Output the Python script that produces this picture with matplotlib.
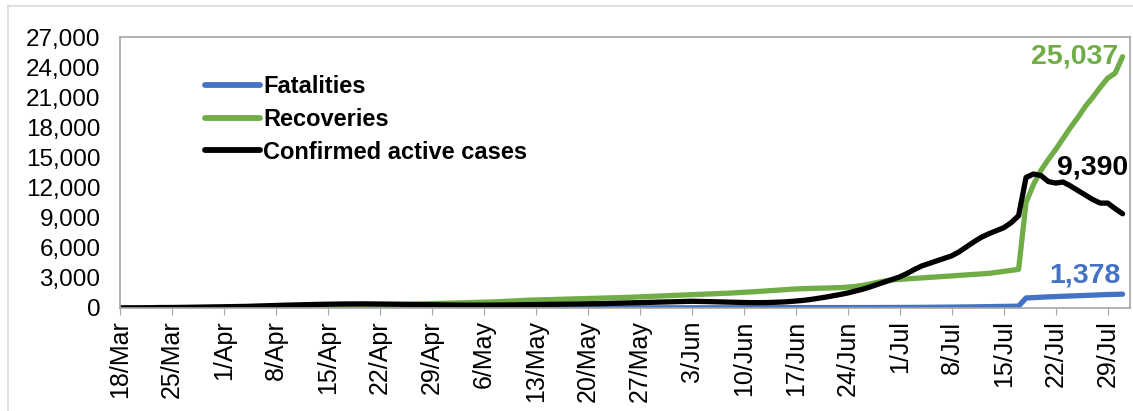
#%%
import matplotlib.pyplot as plt
import numpy as np
from matplotlib.lines import Line2D

plt.rcParams['font.family'] = ['Liberation Sans', 'DejaVu Sans']

#%% Daily values, 18/Mar .. 31/Jul (one row per week)

fatalities = [
    0, 0, 0, 0, 0, 0, 0,
    0, 0, 0, 0, 0, 0, 1,
    1, 1, 1, 3, 3, 4, 4,
    4, 5, 5, 5, 5, 5, 5,
    5, 5, 5, 7, 7, 7, 7,
    7, 7, 7, 7, 8, 8, 8,
    8, 8, 8, 8, 8, 8, 8,
    10, 10, 10, 12, 12, 12, 12,
    12, 12, 13, 14, 14, 14, 14,
    14, 14, 14, 14, 15, 16, 16,
    16, 16, 16, 17, 18, 20, 20,
    20, 21, 22, 23, 24, 25, 26,
    27, 28, 29, 30, 31, 33, 35,
    36, 37, 38, 39, 40, 41, 42,
    43, 44, 45, 46, 47, 48, 49,
    51, 55, 60, 65, 70, 75, 82,
    90, 98, 105, 115, 125, 135, 145,
    155, 165, 180, 1000, 1040, 1080, 1110,
    1140, 1170, 1200, 1230, 1260, 1290, 1310,
    1340, 1360, 1378,
]

recoveries = [
    0, 0, 0, 0, 0, 0, 0,
    0, 0, 0, 0, 3, 3, 3,
    5, 7, 10, 14, 18, 24, 30,
    38, 48, 60, 75, 92, 110, 130,
    150, 170, 190, 210, 230, 250, 270,
    290, 310, 330, 350, 370, 390, 410,
    430, 450, 470, 490, 510, 530, 550,
    570, 600, 630, 660, 700, 740, 780,
    800, 820, 840, 860, 880, 900, 920,
    940, 960, 980, 1000, 1020, 1050, 1080,
    1100, 1130, 1160, 1190, 1220, 1250, 1280,
    1310, 1340, 1370, 1400, 1440, 1480, 1520,
    1560, 1600, 1650, 1700, 1750, 1800, 1850,
    1900, 1930, 1950, 1970, 1990, 2010, 2030,
    2080, 2150, 2250, 2400, 2550, 2700, 2800,
    2850, 2900, 2950, 3000, 3050, 3100, 3150,
    3200, 3250, 3300, 3350, 3400, 3450, 3550,
    3650, 3750, 3850, 10500, 12300, 13700, 14800,
    15800, 16900, 18000, 19000, 20100, 21000, 22000,
    22900, 23400, 25037,
]

active = [
    3, 6, 14, 16, 26, 42, 44,
    44, 58, 64, 80, 90, 105, 107,
    110, 125, 140, 160, 185, 210, 235,
    255, 275, 295, 315, 335, 350, 365,
    380, 390, 400, 405, 410, 410, 405,
    400, 390, 380, 365, 350, 340, 330,
    320, 310, 300, 295, 290, 285, 280,
    280, 285, 290, 300, 310, 320, 330,
    340, 350, 360, 370, 380, 390, 400,
    410, 420, 440, 460, 480, 500, 520,
    540, 560, 580, 600, 620, 640, 660,
    670, 660, 640, 620, 600, 580, 560,
    540, 530, 530, 540, 560, 590, 630,
    690, 760, 850, 960, 1080, 1210, 1350,
    1500, 1680, 1870, 2100, 2350, 2600, 2850,
    3100, 3450, 3850, 4200, 4450, 4700, 4950,
    5200, 5600, 6100, 6600, 7050, 7400, 7700,
    8000, 8500, 9200, 13000, 13350, 13200, 12600,
    12450, 12550, 12150, 11700, 11250, 10800, 10450,
    10450, 9900, 9390,
]

week_labels = ['18/Mar', '25/Mar', '1/Apr', '8/Apr', '15/Apr', '22/Apr', '29/Apr',
               '6/May', '13/May', '20/May', '27/May', '3/Jun', '10/Jun', '17/Jun',
               '24/Jun', '1/Jul', '8/Jul', '15/Jul', '22/Jul', '29/Jul']

series_names = ['Fatalities', 'Recoveries', 'Confirmed active cases']

#%% Figure

c_blue = '#4472C4'
c_green = '#70AD47'
c_black = '#000000'
c_axis = '#A6A6A6'

days = np.arange(len(active))

fig = plt.figure(figsize=(11.33, 4.11), dpi=100)
ax = fig.add_axes([120/1133, 103/411, 1010/1133, 271/411])

lw = 3.8
ax.plot(days, fatalities, color=c_blue, lw=lw, label=series_names[0], solid_capstyle='round')
ax.plot(days, recoveries, color=c_green, lw=lw, label=series_names[1], solid_capstyle='round')
ax.plot(days, active, color=c_black, lw=lw, label=series_names[2], solid_capstyle='round')

ax.set_xlim(0, 136)
ax.set_ylim(0, 27000)

ax.set_xticks(np.arange(0, len(week_labels)*7, 7))
ax.set_xticklabels(week_labels, rotation=90, fontsize=18)
ax.set_yticks(np.arange(0, 27001, 3000))
ax.set_yticklabels([f'{v:,}' for v in range(0, 27001, 3000)], fontsize=17.5)

ax.tick_params(axis='x', length=5, color=c_axis, pad=4)
ax.tick_params(axis='y', length=0, pad=14)
for s in ax.spines.values():
    s.set_color(c_axis)
    s.set_linewidth(1.2)

# end-of-series labels
ax.annotate(f'{recoveries[-1]:,}', (days[-1], recoveries[-1]), xytext=(-4, 0),
            textcoords='offset pixels', ha='right', va='center',
            fontsize=20.5, fontweight='bold', color=c_green)
ax.annotate(f'{active[-1]:,}', (days[-1], active[-1]), xytext=(6, 46),
            textcoords='offset pixels', ha='right', va='center',
            fontsize=20.5, fontweight='bold', color=c_black)
ax.annotate(f'{fatalities[-1]:,}', (days[-1], fatalities[-1]), xytext=(-2, 19),
            textcoords='offset pixels', ha='right', va='center',
            fontsize=20.5, fontweight='bold', color=c_blue)

leg = ax.legend(loc='upper left', bbox_to_anchor=(0.075, 0.895), frameon=False,
                prop={'size': 17, 'weight': 'bold'}, handlelength=2.3,
                handletextpad=0.15, labelspacing=0.42, borderaxespad=0)
for h in leg.get_lines():
    h.set_linewidth(4.2)

# outer chart frame
fig.add_artist(Line2D([8/1133, 8/1133], [0, 1 - 6/411], color='#D9D9D9', lw=1.2))
fig.add_artist(Line2D([8/1133, 1], [1 - 6/411, 1 - 6/411], color='#D9D9D9', lw=1.2))

plt.savefig('out.png', dpi=100)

---+---

EXERCISE -
Restate only the lines running from the start of the material above through the line containing "#%% Daily values, 18/Mar", ends included. No pictures.

PROBLEM SOLUTION -
Output the Python script that produces this picture with matplotlib.
#%%
import matplotlib.pyplot as plt
import numpy as np
from matplotlib.lines import Line2D

plt.rcParams['font.family'] = ['Liberation Sans', 'DejaVu Sans']

#%% Daily values, 18/Mar .. 31/Jul (one row per week)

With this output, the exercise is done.